Task details: Copy out all lines with the word "page" in them.

##### Entries shown

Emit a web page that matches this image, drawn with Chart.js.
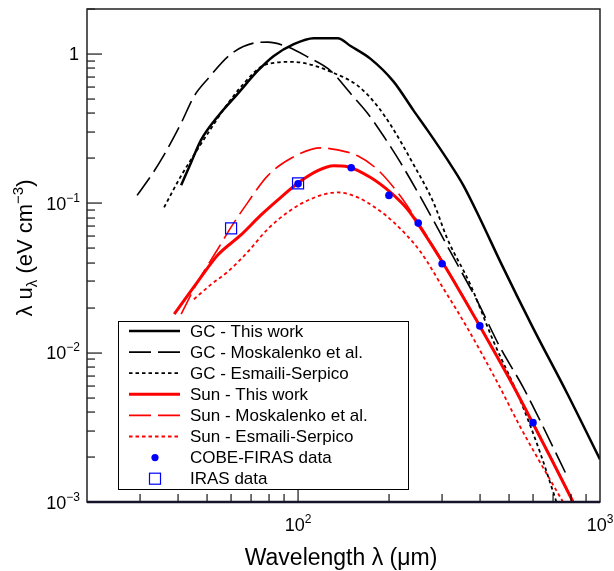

##########
##### Entries shown

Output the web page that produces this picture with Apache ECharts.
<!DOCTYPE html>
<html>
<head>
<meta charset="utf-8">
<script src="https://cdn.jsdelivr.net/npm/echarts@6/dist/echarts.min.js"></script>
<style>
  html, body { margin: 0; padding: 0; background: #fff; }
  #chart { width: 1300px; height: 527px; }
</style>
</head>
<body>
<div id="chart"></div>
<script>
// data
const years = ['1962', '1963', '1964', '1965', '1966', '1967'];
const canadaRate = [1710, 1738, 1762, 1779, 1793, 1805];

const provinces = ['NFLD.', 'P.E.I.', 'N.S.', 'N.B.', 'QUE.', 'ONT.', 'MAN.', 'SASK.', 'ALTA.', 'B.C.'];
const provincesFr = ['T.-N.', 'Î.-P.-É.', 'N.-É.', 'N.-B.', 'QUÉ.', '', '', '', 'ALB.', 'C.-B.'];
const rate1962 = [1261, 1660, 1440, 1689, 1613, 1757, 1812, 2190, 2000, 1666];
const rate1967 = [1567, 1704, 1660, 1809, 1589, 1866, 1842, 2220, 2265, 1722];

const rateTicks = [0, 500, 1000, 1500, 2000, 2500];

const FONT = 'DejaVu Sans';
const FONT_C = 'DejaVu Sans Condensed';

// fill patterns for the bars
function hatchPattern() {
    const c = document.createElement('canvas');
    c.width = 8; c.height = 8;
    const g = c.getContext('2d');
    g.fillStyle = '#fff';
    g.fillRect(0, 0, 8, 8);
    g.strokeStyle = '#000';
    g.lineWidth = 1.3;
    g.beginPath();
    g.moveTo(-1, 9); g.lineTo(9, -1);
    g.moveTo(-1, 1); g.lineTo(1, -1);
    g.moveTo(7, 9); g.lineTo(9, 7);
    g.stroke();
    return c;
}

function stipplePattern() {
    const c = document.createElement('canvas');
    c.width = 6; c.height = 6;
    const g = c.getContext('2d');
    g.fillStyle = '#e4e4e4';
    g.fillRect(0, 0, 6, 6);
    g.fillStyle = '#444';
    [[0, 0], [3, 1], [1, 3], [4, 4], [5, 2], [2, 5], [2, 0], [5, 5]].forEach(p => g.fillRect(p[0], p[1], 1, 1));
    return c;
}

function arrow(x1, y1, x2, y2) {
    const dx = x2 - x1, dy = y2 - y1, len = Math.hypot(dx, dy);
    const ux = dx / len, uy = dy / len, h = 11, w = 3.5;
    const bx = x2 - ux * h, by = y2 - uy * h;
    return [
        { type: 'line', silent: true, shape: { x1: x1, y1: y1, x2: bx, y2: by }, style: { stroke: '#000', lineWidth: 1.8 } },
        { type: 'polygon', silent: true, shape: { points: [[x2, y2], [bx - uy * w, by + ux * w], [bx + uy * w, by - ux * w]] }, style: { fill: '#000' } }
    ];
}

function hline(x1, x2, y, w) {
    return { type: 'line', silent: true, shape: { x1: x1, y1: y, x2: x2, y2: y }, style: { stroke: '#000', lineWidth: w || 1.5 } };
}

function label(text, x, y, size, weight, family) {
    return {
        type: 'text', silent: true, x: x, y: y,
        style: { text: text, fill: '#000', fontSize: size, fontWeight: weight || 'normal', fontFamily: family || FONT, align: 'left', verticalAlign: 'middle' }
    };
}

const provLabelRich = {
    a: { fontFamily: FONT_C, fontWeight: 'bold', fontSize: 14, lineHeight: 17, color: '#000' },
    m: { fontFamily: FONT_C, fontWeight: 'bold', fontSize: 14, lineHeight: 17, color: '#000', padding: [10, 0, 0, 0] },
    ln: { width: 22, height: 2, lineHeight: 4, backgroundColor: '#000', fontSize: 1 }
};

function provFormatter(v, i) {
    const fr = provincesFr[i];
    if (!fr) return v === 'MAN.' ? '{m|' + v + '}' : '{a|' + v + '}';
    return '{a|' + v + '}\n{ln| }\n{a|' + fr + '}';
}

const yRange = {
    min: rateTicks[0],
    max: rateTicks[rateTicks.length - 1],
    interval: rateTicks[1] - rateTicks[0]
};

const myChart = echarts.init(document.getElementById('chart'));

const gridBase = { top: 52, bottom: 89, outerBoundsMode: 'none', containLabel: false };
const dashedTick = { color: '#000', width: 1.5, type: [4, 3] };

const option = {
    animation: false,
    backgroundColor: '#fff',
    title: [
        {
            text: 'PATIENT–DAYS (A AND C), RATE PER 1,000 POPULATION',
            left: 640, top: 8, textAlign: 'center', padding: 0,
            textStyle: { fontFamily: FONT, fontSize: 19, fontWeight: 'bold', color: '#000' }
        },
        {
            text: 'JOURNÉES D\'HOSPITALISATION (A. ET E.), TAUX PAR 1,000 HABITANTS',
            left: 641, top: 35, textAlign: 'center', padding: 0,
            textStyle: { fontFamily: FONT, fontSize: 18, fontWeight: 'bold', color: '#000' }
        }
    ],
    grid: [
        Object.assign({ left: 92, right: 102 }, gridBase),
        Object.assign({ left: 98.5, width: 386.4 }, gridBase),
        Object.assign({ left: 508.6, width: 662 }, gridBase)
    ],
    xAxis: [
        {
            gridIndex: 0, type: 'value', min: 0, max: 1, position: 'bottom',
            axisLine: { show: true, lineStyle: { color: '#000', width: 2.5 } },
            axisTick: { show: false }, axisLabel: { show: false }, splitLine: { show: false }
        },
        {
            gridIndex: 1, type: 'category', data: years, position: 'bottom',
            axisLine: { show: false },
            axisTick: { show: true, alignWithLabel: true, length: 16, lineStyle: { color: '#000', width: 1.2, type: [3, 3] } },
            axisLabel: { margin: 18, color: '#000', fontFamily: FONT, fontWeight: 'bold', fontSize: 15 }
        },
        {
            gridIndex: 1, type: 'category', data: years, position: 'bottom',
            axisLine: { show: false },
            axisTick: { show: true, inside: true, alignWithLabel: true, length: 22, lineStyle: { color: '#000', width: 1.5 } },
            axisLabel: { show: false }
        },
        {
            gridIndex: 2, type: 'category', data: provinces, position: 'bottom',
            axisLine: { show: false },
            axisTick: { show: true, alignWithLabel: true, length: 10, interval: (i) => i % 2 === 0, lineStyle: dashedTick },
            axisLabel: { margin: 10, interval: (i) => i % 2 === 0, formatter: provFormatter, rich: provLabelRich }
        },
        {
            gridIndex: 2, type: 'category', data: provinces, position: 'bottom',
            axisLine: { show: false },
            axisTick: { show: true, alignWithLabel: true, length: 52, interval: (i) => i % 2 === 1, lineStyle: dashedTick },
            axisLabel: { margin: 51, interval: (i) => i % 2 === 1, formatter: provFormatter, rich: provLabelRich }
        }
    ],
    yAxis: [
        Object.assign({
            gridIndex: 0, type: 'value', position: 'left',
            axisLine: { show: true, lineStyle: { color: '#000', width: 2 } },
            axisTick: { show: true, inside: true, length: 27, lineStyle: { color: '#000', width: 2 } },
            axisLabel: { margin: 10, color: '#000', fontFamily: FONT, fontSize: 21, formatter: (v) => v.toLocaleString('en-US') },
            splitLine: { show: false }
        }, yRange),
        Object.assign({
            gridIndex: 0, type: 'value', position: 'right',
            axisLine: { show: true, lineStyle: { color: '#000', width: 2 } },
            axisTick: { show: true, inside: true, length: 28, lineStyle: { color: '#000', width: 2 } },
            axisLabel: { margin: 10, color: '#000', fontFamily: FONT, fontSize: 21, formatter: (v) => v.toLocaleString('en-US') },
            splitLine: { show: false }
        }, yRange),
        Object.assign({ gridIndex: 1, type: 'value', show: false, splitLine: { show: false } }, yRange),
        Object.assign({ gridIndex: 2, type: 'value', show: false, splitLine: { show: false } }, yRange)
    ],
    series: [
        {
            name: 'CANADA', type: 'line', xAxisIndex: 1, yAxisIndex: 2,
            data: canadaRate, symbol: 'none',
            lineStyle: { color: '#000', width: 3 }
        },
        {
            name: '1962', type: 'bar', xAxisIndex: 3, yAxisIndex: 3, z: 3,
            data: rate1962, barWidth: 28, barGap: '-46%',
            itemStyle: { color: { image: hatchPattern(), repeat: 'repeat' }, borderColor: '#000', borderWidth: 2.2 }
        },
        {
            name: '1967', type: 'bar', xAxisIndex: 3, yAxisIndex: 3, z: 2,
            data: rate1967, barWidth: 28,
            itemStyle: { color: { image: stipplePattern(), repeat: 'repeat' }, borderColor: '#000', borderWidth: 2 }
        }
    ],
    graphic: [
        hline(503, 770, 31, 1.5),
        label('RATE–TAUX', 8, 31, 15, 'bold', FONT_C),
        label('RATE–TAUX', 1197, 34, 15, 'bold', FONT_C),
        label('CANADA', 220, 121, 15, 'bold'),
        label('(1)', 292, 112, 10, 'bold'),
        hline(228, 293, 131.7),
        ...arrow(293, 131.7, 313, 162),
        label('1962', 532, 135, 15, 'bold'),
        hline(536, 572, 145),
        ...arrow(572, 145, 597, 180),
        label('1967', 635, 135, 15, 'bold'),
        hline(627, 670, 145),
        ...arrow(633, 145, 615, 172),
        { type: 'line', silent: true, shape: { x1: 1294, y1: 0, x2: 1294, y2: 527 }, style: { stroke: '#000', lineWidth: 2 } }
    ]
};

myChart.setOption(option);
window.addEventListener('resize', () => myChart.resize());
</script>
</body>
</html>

##########

Exercise output:
Emit a web page that matches this image, drawn with Chart.js.
Output the web page that produces this picture with Apache ECharts.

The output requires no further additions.